Stocks climb after President Trump speaks on China at news conference

Stocks staged a late-day rebound Friday, climbing after President Donald Trump gave a long-awaited news conference on China without laying out any new tariffs or sanctions against the country.

Investors had spent most of Friday bracing for Trump to unveil new measures aimed at punishing China, after Beijing moved to strengthen its authority over Hong Kong, a semi-autonomous Chinese city that enjoys special trade and financial relations with the United States.


Trump said that he would ask his administration to revoke special privileges afforded to Hong Kong, including on trade and law enforcement, and that it would sanction certain Chinese officials. Both those measures have been discussed by other administration officials and lawmakers in recent days.
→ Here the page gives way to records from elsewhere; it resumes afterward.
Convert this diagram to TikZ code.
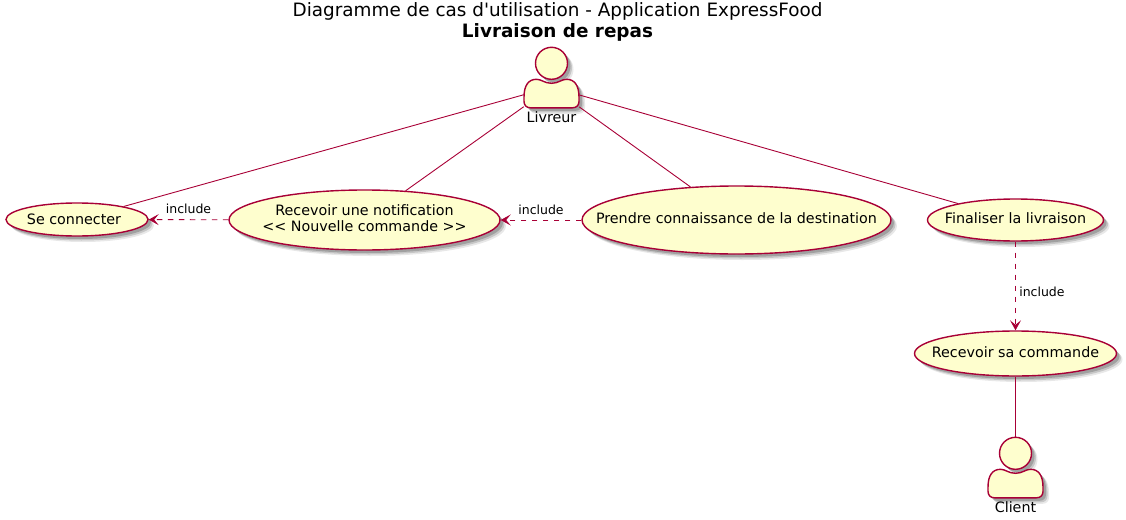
\documentclass[tikz,border=0pt]{standalone}
\usepackage{fontspec}
\newfontfamily\umlfont{DejaVu Sans}
\usetikzlibrary{arrows.meta, positioning, shapes.geometric, shadows}
\definecolor{c1}{HTML}{A80036}
\definecolor{c2}{HTML}{FEFECE}

\begin{document}
\begin{tikzpicture}[
    x=1pt, y=-1pt,
    every node/.style={font=\umlfont\fontsize{14.3}{16}\selectfont, text=black},
    softshade/.style={drop shadow={shadow xshift=6pt, shadow yshift=-6pt, fill=black!20, opacity=.45},
                      drop shadow={shadow xshift=4.5pt, shadow yshift=-4.5pt, fill=black!35, opacity=.5},
                      drop shadow={shadow xshift=3pt, shadow yshift=-3pt, fill=black!50, opacity=.55}},
    usecase/.style={ellipse, draw=c1, fill=c2, line width=1.4pt, inner xsep=-40pt, inner ysep=-4pt, text depth=3pt, align=center, softshade},
    lab/.style={font=\umlfont\fontsize{12.5}{15}\selectfont},
    assoc/.style={c1, line width=0.9pt},
    inc/.style={c1, line width=0.9pt, dash pattern=on 5.5pt off 5.5pt, -{Stealth[length=10pt, width=11pt, inset=4.5pt]}},
    actorbox/.style={minimum width=55pt, inner sep=0pt},
    actorman/.pic={
        \filldraw[draw=c1, fill=c2, line width=1.4pt, softshade] (0,0) circle (16pt);
        \filldraw[draw=c1, fill=c2, line width=1.4pt, softshade]
            (-27.5,34) .. controls (-27.5,22) and (-23,16) .. (-15,16)
            .. controls (-10,16) and (-7,20) .. (0,20)
            .. controls (7,20) and (10,16) .. (15,16)
            .. controls (23,16) and (27.5,22) .. (27.5,34)
            -- (27.5,38) .. controls (27.5,42) and (25,44.5) .. (21,44.5)
            -- (-21,44.5) .. controls (-25,44.5) and (-27.5,42) .. (-27.5,38) -- cycle;
    },
]
\useasboundingbox (0,0) rectangle (1126,519);

% title
\node[font=\umlfont\fontsize{18.4}{20}\selectfont] (title) at (557.5,11.5) {Diagramme de cas d'utilisation - Application ExpressFood};
\node[font=\umlfont\fontsize{18.4}{20}\selectfont\bfseries] (subtitle) at (557.5,32.5) {Livraison de repas};

% the two actors
\path (551.5,63.3) pic {actorman};
\path (1015.5,453.3) pic {actorman};
\node[actorbox, minimum height=40pt] (livreur) at (551.5,87) {};
\node[actorbox, minimum height=60pt] (client) at (1015.5,467) {};
\node (livreurtxt) at (551.5,117) {Livreur};
\node (clienttxt) at (1015.5,507) {Client};

% use cases
\node[usecase, text depth=0pt, minimum width=142pt, minimum height=33pt] (seconn) at (77,219.5) {Se connecter\hspace*{6pt}};
\node[usecase, minimum width=271pt, minimum height=60pt] (notif) at (364.5,220) {Recevoir une notification\\<< Nouvelle commande >>};
\node[usecase, minimum width=309pt, minimum height=68pt] (dest) at (736.5,220) {Prendre connaissance de la destination};
\node[usecase, minimum width=176pt, minimum height=42pt] (finir) at (1015.5,220) {Finaliser la livraison};
\node[usecase, minimum width=202pt, minimum height=45pt] (recoit) at (1015.5,353.5) {Recevoir sa commande};

% associations
\foreach \a/\b in {livreur/seconn, livreur/notif, livreur/dest, livreur/finir, recoit/client}{
    \draw[assoc] (\a) -- (\b);
}

% includes
\draw[inc] (notif) -- node[lab, midway, above=2pt] (inc1) {include} (seconn);
\draw[inc] (dest) -- node[lab, midway, above=2pt] (inc2) {include} (notif);
\draw[inc] (finir) -- node[lab, midway, right=0pt, yshift=-6pt] (inc3) {include} (recoit);
\end{tikzpicture}
\end{document}
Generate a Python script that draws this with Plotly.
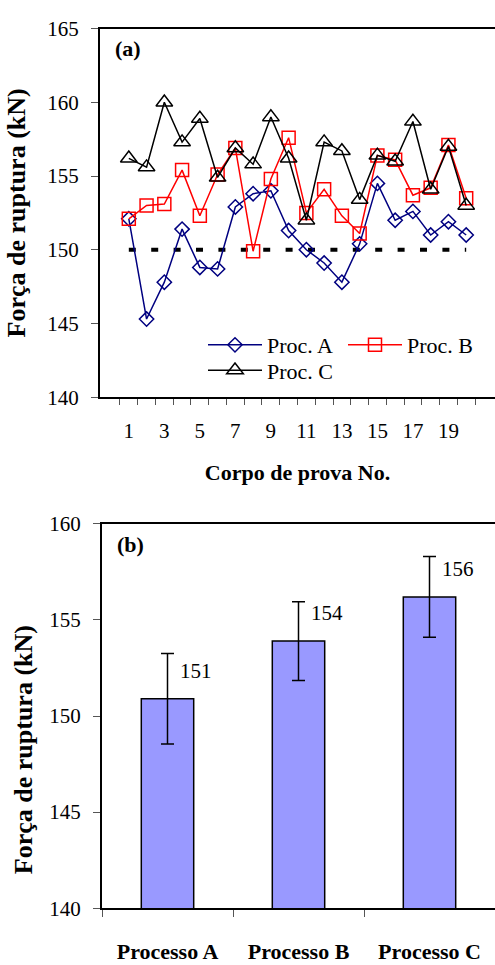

“My announcement today will affect the full range of agreements we have with Hong Kong,” he said, including “action to revoke Hong Kong’s preferential treatment as a separate customs and travel territory from the rest of China.”


The S&P 500 posted a small gain for the day, the last trading session in May, leaving the benchmark stock index up more than 4.5% for the month. Technology companies, which are particularly sensitive to tension with China because the country serves as an important manufacturing hub and market, rallied.

Combined with a remarkable 12.7% gain in April, it was the best two-month jump for the markets in 11 years, a rise that reflects investors’ focus on the return of economic activity in regions that were locked down in an attempt to fight the coronavirus, as well as trillions of dollars’ worth of monetary and fiscal stimulus that has surged into financial markets and consumer bank accounts in recent weeks.

“The market has sort of intuitively decided that the worst of the COVID risk is behind us,” said Steve Sosnick, chief strategist at Interactive Brokers in Greenwich, Connecticut.

That may prove incorrect. There’s no guarantee that current efforts to reopen will go smoothly. Experts say infections could begin to rise again as people begin to return to their normal activities. A second wave of infections in the fall remains a possibility.

Dollar stores see sales surge during the pandemic.

The country’s largest dollar-store chains reported their latest quarterly results Thursday, blowing away expectations for sales and profits. These discounters generally thrive during periods of high unemployment and weak economic growth, and the coronavirus crisis is no exception.

“We do very good in good times, and we do fabulous in bad times,” said Todd Vasos, chief executive of Dollar General. His company reported a 28% rise in sales in its latest quarter.

Dollar Tree reported an 8% rise in revenue over the same period. “In 2008, folks lost jobs, too, and they needed us, and they found us,” said Gary Philbin, the chain’s chief executive.

For the year, both companies’ stock prices are up nearly 20%, easily outperforming the S&P 500 and nearly doubling the rises recorded by Walmart and Target.

Dollar General said it had hired more than 50,000 people since mid-March, and Dollar Tree hired more than 25,000 over a similar stretch. Both are paying special bonuses for workers during the pandemic; Dollar General said these totaled $60 million in its latest quarter. Still, working conditions at these stores have faced criticism, before and during the coronavirus outbreak.

Can the dollar keep its gains?

The U.S. dollar has gained about 7% this year against a basket of major currencies. But with interest rates at rock-bottom levels, the Fed’s printing presses revving up, and the government borrowing enormous sums for stimulus spending, can it retain its haven status?


A recent research note by Daco found that since 1973, the dollar has appreciated an average of 6% in the past six recessions, in line with its performance during the current downturn. Daco expects the dollar to remain strong this year, but not for the usual reasons.

Unlike in past recessions, when investors flocked to the safety of Treasury bonds, foreign investors dumped U.S. government debt at a record rate in March, which would normally push the dollar down. But since the Fed flooded the markets with stimulus, the U.S. stock market has, unusually, become a “safe refuge,” Daco wrote, propelled by tech stocks whose businesses are benefiting from stay-at-home orders.

Catch up: Here’s what else is happening.

— Ascena Retail Group — the owner of Ann Taylor, Loft and Lane Bryant — said Thursday that “the uncertainty created by COVID-19 requires us to evaluate all options available to protect the business and its stakeholders,” sending its shares down Friday. The company, which also owns Justice, said that its revenue plummeted 45% in the quarter that ended May 2 and it had reopened only 450 of its 2,800 stores as of May 27.

— Nordstrom, the top-performing department store in the United States, said Thursday that its net sales fell 40% to $2 billion in the first quarter and that it posted a net loss of $521 million. Digital sales accounted for more than half its total net sales during the quarter. The retailer closed stores March 17 and started reopening in early May. It said it now has about 40% of its locations open.

— Costco Wholesale said Thursday that its net sales rose 7.3% to $36.5 billion in its quarter ending May 10 and that it posted a net profit of $838 million, as the pandemic prompted customers to stock up on goods. The warehouse chain, which has more than 500 U.S. locations, said its income took a hit from a $283 million pretax charge “from incremental wage and sanitation costs related to COVID-19.”